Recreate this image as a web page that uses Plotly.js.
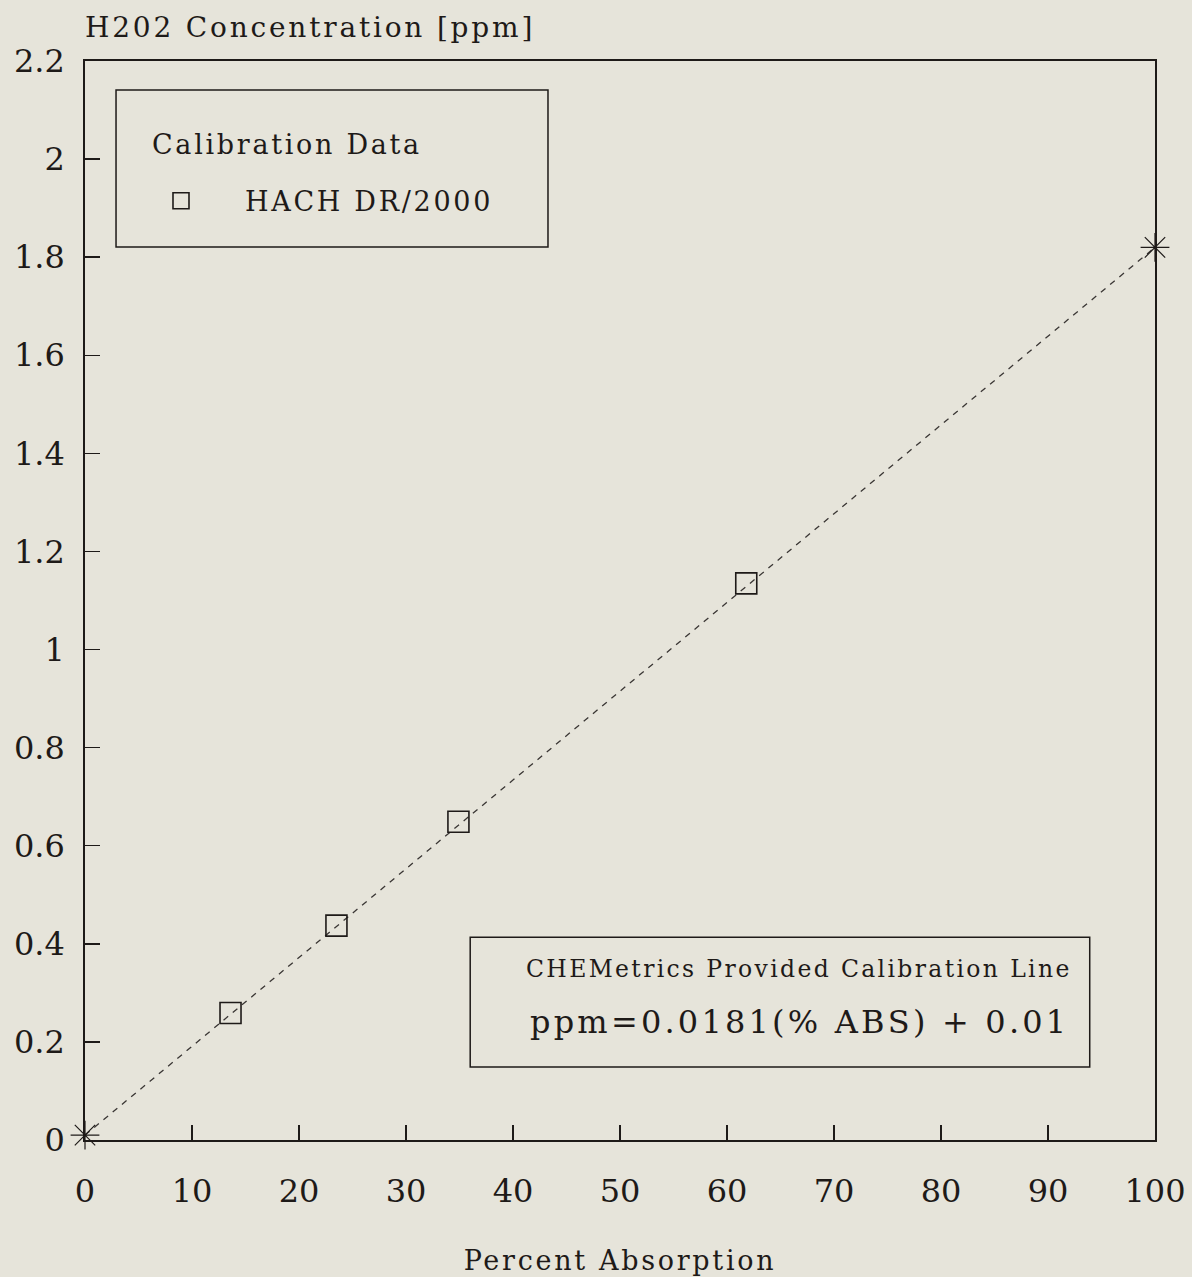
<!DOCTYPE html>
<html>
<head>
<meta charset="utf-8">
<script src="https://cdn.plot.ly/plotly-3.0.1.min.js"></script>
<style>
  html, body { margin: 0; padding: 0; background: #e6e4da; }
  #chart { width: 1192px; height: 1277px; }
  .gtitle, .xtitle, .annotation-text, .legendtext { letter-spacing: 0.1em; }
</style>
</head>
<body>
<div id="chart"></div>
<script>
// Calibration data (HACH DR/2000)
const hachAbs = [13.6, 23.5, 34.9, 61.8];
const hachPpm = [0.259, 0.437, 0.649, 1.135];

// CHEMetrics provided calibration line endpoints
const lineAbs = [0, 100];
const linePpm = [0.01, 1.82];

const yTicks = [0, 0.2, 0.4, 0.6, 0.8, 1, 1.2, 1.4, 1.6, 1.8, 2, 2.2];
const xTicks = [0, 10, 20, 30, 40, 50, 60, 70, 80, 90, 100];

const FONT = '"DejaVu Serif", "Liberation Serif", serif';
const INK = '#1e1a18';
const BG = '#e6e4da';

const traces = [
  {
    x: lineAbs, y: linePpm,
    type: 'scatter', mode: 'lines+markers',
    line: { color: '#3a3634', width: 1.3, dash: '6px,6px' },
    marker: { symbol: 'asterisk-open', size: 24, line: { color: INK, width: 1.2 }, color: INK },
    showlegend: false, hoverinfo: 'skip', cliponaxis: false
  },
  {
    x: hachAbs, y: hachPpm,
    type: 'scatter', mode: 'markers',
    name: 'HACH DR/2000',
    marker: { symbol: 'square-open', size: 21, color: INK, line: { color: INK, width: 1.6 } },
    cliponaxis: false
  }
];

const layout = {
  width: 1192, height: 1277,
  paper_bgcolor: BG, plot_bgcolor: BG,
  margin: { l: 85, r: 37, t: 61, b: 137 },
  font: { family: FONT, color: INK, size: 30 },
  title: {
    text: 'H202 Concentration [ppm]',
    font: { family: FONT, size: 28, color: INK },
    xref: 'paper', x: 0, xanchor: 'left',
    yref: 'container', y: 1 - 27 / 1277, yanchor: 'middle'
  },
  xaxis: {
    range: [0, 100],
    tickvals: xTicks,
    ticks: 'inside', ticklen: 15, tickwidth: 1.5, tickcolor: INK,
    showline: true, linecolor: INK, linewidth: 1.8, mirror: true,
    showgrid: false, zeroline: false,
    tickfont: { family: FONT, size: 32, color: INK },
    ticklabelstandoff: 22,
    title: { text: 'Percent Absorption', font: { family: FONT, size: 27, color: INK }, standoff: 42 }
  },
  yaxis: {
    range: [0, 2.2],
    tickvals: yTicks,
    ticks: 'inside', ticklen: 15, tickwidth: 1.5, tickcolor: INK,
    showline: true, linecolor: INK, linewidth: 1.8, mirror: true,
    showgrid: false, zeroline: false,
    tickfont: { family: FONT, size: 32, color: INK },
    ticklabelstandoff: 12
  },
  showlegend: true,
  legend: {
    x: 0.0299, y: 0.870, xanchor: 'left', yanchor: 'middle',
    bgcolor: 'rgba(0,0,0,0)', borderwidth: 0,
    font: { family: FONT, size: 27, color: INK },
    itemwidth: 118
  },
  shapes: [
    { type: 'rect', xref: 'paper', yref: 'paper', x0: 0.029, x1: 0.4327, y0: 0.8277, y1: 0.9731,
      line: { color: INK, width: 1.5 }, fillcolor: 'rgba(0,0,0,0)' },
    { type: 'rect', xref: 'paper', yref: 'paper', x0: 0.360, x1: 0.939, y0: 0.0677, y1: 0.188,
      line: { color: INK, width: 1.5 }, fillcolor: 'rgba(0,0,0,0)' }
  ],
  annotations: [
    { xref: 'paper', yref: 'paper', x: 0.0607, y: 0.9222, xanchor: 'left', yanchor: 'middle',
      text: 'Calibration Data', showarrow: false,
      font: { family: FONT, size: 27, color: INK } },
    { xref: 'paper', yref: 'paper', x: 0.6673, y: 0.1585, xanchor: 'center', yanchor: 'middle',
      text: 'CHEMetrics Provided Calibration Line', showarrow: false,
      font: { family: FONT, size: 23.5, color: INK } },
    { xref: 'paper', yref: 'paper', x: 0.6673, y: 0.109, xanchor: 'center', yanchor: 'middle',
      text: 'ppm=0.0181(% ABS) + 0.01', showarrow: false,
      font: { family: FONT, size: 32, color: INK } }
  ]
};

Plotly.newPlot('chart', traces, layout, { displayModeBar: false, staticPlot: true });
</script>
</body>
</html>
_ _ _ _
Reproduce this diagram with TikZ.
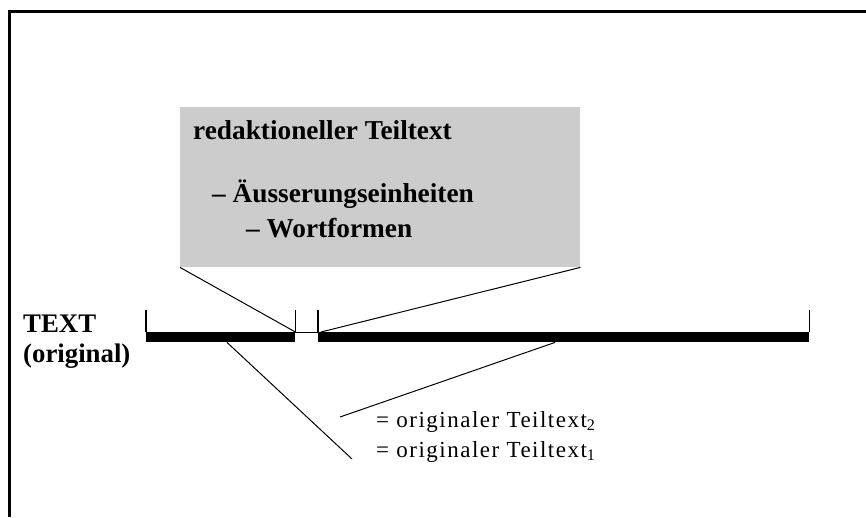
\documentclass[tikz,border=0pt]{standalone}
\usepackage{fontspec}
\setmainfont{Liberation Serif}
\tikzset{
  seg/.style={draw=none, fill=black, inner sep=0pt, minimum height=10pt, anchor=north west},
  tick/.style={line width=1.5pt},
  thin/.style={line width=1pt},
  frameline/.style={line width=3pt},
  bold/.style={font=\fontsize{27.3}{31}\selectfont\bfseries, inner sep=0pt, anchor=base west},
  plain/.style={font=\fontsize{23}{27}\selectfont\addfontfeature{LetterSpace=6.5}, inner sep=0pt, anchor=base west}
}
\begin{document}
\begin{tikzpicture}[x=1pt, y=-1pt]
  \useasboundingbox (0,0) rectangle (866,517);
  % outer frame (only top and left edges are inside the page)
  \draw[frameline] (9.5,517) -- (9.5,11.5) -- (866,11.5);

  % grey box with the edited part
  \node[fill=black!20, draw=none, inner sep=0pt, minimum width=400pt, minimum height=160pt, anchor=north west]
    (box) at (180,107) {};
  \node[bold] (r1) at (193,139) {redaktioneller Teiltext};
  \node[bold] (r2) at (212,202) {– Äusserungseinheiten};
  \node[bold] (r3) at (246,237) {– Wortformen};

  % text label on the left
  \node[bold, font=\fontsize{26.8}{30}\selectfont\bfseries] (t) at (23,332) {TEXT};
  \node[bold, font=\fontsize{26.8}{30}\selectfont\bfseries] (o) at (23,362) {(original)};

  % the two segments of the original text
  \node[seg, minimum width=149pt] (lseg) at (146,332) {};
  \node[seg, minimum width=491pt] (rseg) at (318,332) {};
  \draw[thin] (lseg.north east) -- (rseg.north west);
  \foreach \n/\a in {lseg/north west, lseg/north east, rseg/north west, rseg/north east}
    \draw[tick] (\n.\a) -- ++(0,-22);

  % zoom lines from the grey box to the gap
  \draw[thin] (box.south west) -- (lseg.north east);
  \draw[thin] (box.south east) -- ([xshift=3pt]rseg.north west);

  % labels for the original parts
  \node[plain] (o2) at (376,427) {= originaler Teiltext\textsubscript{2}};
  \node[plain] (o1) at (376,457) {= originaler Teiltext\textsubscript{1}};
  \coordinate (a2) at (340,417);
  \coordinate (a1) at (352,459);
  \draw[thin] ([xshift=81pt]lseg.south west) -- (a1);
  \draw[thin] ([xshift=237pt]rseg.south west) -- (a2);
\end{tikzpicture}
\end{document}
_ _ _ _
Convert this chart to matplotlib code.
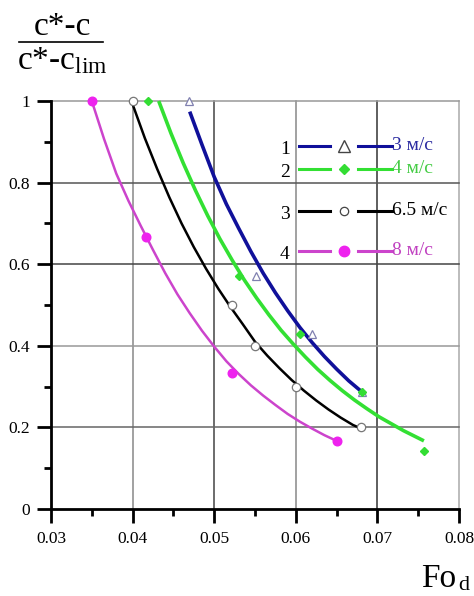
_ _ _ _
In the entries above, some lines may contain the string "this"; report how many, without additional comment.

3